His storyline is a Russian folk tale about an evil sorcerer who is defeated by a courageous young prince with the help of the Firebird -- a wondrous flying creature with magical powers. All of the music is worth hearing it. However, Stravinsky's suite, which is somewhat condensed and concise, gives us highlights of some of the best moments in this 1910 ballet.
Stravinsky had studied with Nikolai Rimsky-Korsakoff (1844-1908) and he had learned so much from the older composer, particularly when it came to orchestration. This is very colorful and wonderful music.
We were given an exceptional performance by Constantine and the Philharmonic, particularly in the exciting Infernal Dance of Katschei (the evil sorcerer) and the finale itself.
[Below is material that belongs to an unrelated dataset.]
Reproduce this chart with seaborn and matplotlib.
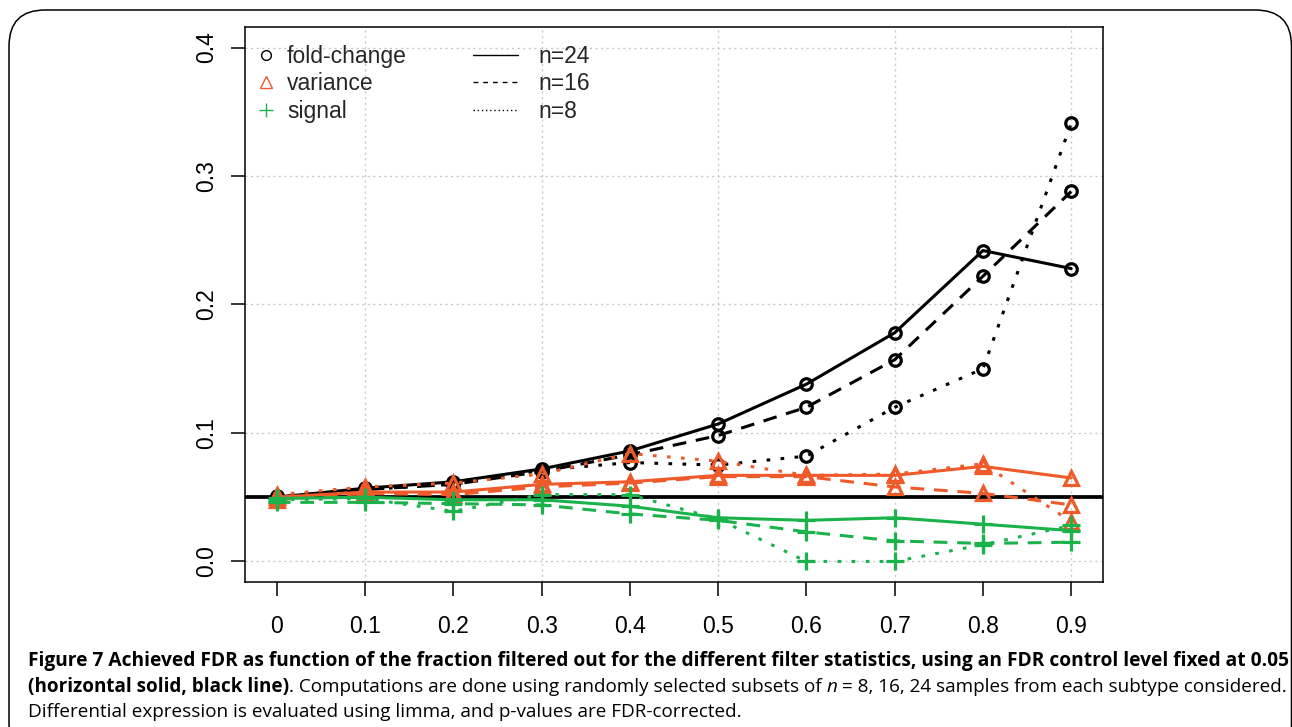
import numpy as np
import pandas as pd
import matplotlib
matplotlib.use("Agg")
import matplotlib.pyplot as plt
import seaborn as sns
from matplotlib.lines import Line2D
from matplotlib.patches import FancyBboxPatch

# ---------------- data ----------------
frac = [0.0, 0.1, 0.2, 0.3, 0.4, 0.5, 0.6, 0.7, 0.8, 0.9]
sample_sizes = [24, 16, 8]

fc_24 = [0.050, 0.057, 0.062, 0.072, 0.086, 0.107, 0.138, 0.178, 0.242, 0.228]
fc_16 = [0.050, 0.056, 0.060, 0.070, 0.083, 0.098, 0.120, 0.157, 0.222, 0.288]
fc_8 = [0.051, 0.056, 0.060, 0.071, 0.077, 0.075, 0.082, 0.120, 0.150, 0.341]

var_24 = [0.050, 0.054, 0.054, 0.060, 0.062, 0.067, 0.067, 0.067, 0.074, 0.065]
var_16 = [0.048, 0.053, 0.052, 0.058, 0.061, 0.066, 0.066, 0.058, 0.053, 0.044]
var_8 = [0.052, 0.058, 0.061, 0.068, 0.084, 0.078, 0.067, 0.068, 0.076, 0.031]

sig_24 = [0.049, 0.050, 0.048, 0.048, 0.043, 0.034, 0.032, 0.034, 0.029, 0.024]
sig_16 = [0.046, 0.046, 0.045, 0.044, 0.037, 0.032, 0.023, 0.016, 0.014, 0.015]
sig_8 = [0.048, 0.049, 0.039, 0.052, 0.052, 0.033, 0.000, 0.000, 0.013, 0.028]

fdr_level = 0.05
stat_names = ["fold-change", "variance", "signal"]
n_labels = ["n=24", "n=16", "n=8"]
x_ticks = [0, 0.1, 0.2, 0.3, 0.4, 0.5, 0.6, 0.7, 0.8, 0.9]
x_tick_labels = ["0", "0.1", "0.2", "0.3", "0.4", "0.5", "0.6", "0.7", "0.8", "0.9"]
y_ticks = [0.0, 0.1, 0.2, 0.3, 0.4]
y_tick_labels = ["0.0", "0.1", "0.2", "0.3", "0.4"]

caption_1 = ("Figure 7 Achieved FDR as function of the fraction filtered out for the different "
             "filter statistics, using an FDR control level fixed at 0.05")
caption_2a = "(horizontal solid, black line)"
caption_2b = ". Computations are done using randomly selected subsets of"
caption_2c = "n"
caption_2d = "= 8, 16, 24 samples from each subtype considered."
caption_3 = "Differential expression is evaluated using limma, and p-values are FDR-corrected."

series = {
    "fold-change": [fc_24, fc_16, fc_8],
    "variance": [var_24, var_16, var_8],
    "signal": [sig_24, sig_16, sig_8],
}

rows = []
for stat in stat_names:
    for n, vals in zip(sample_sizes, series[stat]):
        for f, v in zip(frac, vals):
            rows.append({"stat": stat, "n": f"n={n}", "frac": f, "fdr": v})
df = pd.DataFrame(rows)

# ---------------- style ----------------
sns.set_theme(style="white")
plt.rcParams["font.family"] = ["Liberation Sans", "DejaVu Sans"]

colors = {"fold-change": "#000000", "variance": "#EF5A2B", "signal": "#1BB24B"}
markers = {"fold-change": "o", "variance": "^", "signal": "+"}
msizes = {"fold-change": 8.3, "variance": 10, "signal": 13.5}
dash_map = {"n=24": "", "n=16": (4.5, 3.2), "n=8": (1.2, 3.4)}

W, H = 1292, 727
fig = plt.figure(figsize=(W / 100, H / 100), dpi=100)
fig.patch.set_facecolor("white")

ax_left, ax_right, ax_top, ax_bottom = 245, 1103, 27, 582
ax = fig.add_axes([ax_left / W, 1 - ax_bottom / H, (ax_right - ax_left) / W, (ax_bottom - ax_top) / H])
ax.set_facecolor("white")

# grid (R grid(): dotted light grey)
for gx in [0.1, 0.3, 0.5, 0.7, 0.9]:
    ax.axvline(gx, color="#C8C8C8", lw=1.0, ls=(0, (1.5, 2.5)), zorder=0)
for gy in y_ticks:
    ax.axhline(gy, color="#C8C8C8", lw=1.0, ls=(0, (1.5, 2.5)), zorder=0)

for i, stat in enumerate(stat_names):
    sub = df[df["stat"] == stat]
    c = colors[stat]
    sns.lineplot(
        data=sub, x="frac", y="fdr", style="n", style_order=n_labels,
        dashes=dash_map, ax=ax, color=c, lw=2.2, legend=False,
        marker=markers[stat], markersize=msizes[stat],
        markerfacecolor="none", markeredgecolor=c, markeredgewidth=2.3,
        estimator=None, sort=False, zorder=3 + i,
    )

ax.axhline(fdr_level, color="black", lw=2.7, zorder=2.5)

ax.set_xlim(-0.036, 0.936)
ax.set_ylim(-0.016, 0.416)
ax.set_xticks(x_ticks)
ax.set_xticklabels(x_tick_labels)
ax.set_yticks(y_ticks)
ax.set_yticklabels(y_tick_labels, rotation=90, va="center")
ax.set_xlabel("")
ax.set_ylabel("")
ax.tick_params(axis="both", which="major", direction="out", length=10, width=1.1,
               color="black", labelsize=16.5, labelcolor="black", bottom=True, left=True)
ax.tick_params(axis="x", pad=14)
ax.tick_params(axis="y", pad=9)
for sp in ax.spines.values():
    sp.set_visible(True)
    sp.set_color("black")
    sp.set_linewidth(1.1)

# legends
leg_y = 0.968
h1 = [Line2D([], [], ls="none", marker=markers[s], color=colors[s], mfc="none", mec=colors[s],
             ms={"o": 7, "^": 9, "+": 10}[markers[s]], mew=1.0) for s in stat_names]
leg1 = ax.legend(h1, stat_names, loc="upper left", bbox_to_anchor=((255 - ax_left) / (ax_right - ax_left), leg_y),
                 frameon=False, fontsize=16.5, handlelength=1.0, handletextpad=0.4,
                 labelspacing=0.2, borderpad=0, borderaxespad=0)
ax.add_artist(leg1)
h2 = [Line2D([], [], color="black", lw=1.0, ls=ls) for ls in ["-", (0, (3.5, 3.5)), (0, (1.0, 2.0))]]
leg2 = ax.legend(h2, n_labels, loc="upper left", bbox_to_anchor=((473 - ax_left) / (ax_right - ax_left), leg_y),
                 frameon=False, fontsize=16.5, handlelength=1.95, handletextpad=0.9,
                 labelspacing=0.2, borderpad=0, borderaxespad=0)

# rounded border box
box = FancyBboxPatch((9 / W, 1 - 760 / H), (1291.5 - 9) / W, (760 - 10) / H,
                     boxstyle="round,pad=0,rounding_size=0.028", transform=fig.transFigure,
                     fill=False, edgecolor="black", lw=1.1, clip_on=False,
                     mutation_aspect=W / H)
fig.patches.append(box)

# caption
CAP_FONT = ["Open Sans", "DejaVu Sans"]
fig.canvas.draw()
renderer = fig.canvas.get_renderer()


def text_width(s, size, weight="normal", style="normal"):
    t = fig.text(0, 0, s, fontsize=size, fontweight=weight, fontstyle=style, family=CAP_FONT)
    w = t.get_window_extent(renderer).width
    t.remove()
    return w


def space_width(size):
    return text_width("x x", size) - text_width("xx", size)


def runs_width(runs, size):
    total = 0.0
    for s, weight, style, gap in runs:
        total += text_width(s, size, weight, style)
        if gap:
            total += space_width(size)
    return total


def draw_runs(x0, baseline, runs, size):
    x = x0
    for s, weight, style, gap in runs:
        t = fig.text(x / W, 1 - baseline / H, s, fontsize=size, fontweight=weight, fontstyle=style,
                     family=CAP_FONT, ha="left", va="baseline", color="black")
        x += t.get_window_extent(renderer).width
        if gap:
            x += space_width(size)


line1 = [(caption_1, "bold", "normal", False)]
line2 = [(caption_2a, "bold", "normal", False),
         (caption_2b, "normal", "normal", True),
         (caption_2c, "normal", "italic", True),
         (caption_2d, "normal", "normal", False)]
line3 = [(caption_3, "normal", "normal", False)]

base = 12.0
target = 1281 - 28
size1 = base * target / runs_width(line1, base)
size2 = base * target / runs_width(line2, base)

draw_runs(28, 666, line1, size1)
draw_runs(28, 692, line2, size2)
draw_runs(28, 717, line3, size2)

fig.savefig("out.png", dpi=100, facecolor="white")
Stravinsky captures quite a contrast of the emotions and themes of the story that inspired the ballet, presented by Sergei Diaghilev (1872-1929) and his celebrated Ballets Russes in Paris. The Philharmonic gave us the best of "The Firebird" and it was very exciting and enjoyable.
In the second half of the concert, Constantine and the Philharmonic presented one of Tchaikovsky's beloved works, his only violin concerto (which is in D major). It was composed in 1878 and it was conceived with great feeling and understanding, particularly of the violin.
Little wonder that Tchaikovsky's violin concerto is one of the major violin concertos in the standard repertoire.
As with Tchaikovsky's first piano concerto, there are intense passages in the first movement that are without the violin and that set the shifting moods of the music. The violin often responds to what the orchestra has played. There are also substantial portions where there is a true "dialogue" between the soloist and orchestra. The first movement is, for the most part, quite intense and dramatic. The second movement is slow and lyrical, with greater sensitivity; it leads immediately to the third movement, which is generally animated and agitated and has slower and more serene moments.
Our soloist in Tchaikovsky's violin concerto was the young Taiwanese-American virtuoso Paul Huang (born 1990). He studied at Julliard in New York City and has already had a very distinguished and successful career.
He played a Guarnerius violin from the 1670s (loaned to him) and the use of this very fine instrument was a major factor in the sweetness in his playing. He has much in common with Jascha Heifetz, who was also known for this concerto and who played with a unique sweetness that contrasted with some dazzling playing as well.
Huang played with great feeling and emotion. He effectively captured the intensity of this concerto. It was a "dream performance" that really moved those who heard his playing. He sometimes closed his eyes, as if to better appreciate Tchaikovsky's singing qualities in the violin.
Yes, Huang ensured that the violin really sang in this music. He is very expressive and conveys moments of joy as well as deep feeling. Little wonder that the audience, prompted by the orchestra, gave Huang a tremendous standing ovation that led to rhythmic applause, the traditional European insistence on an encored.
Huang didn't identify his solo encore, but it was a piece that included both sweetness and showmanship.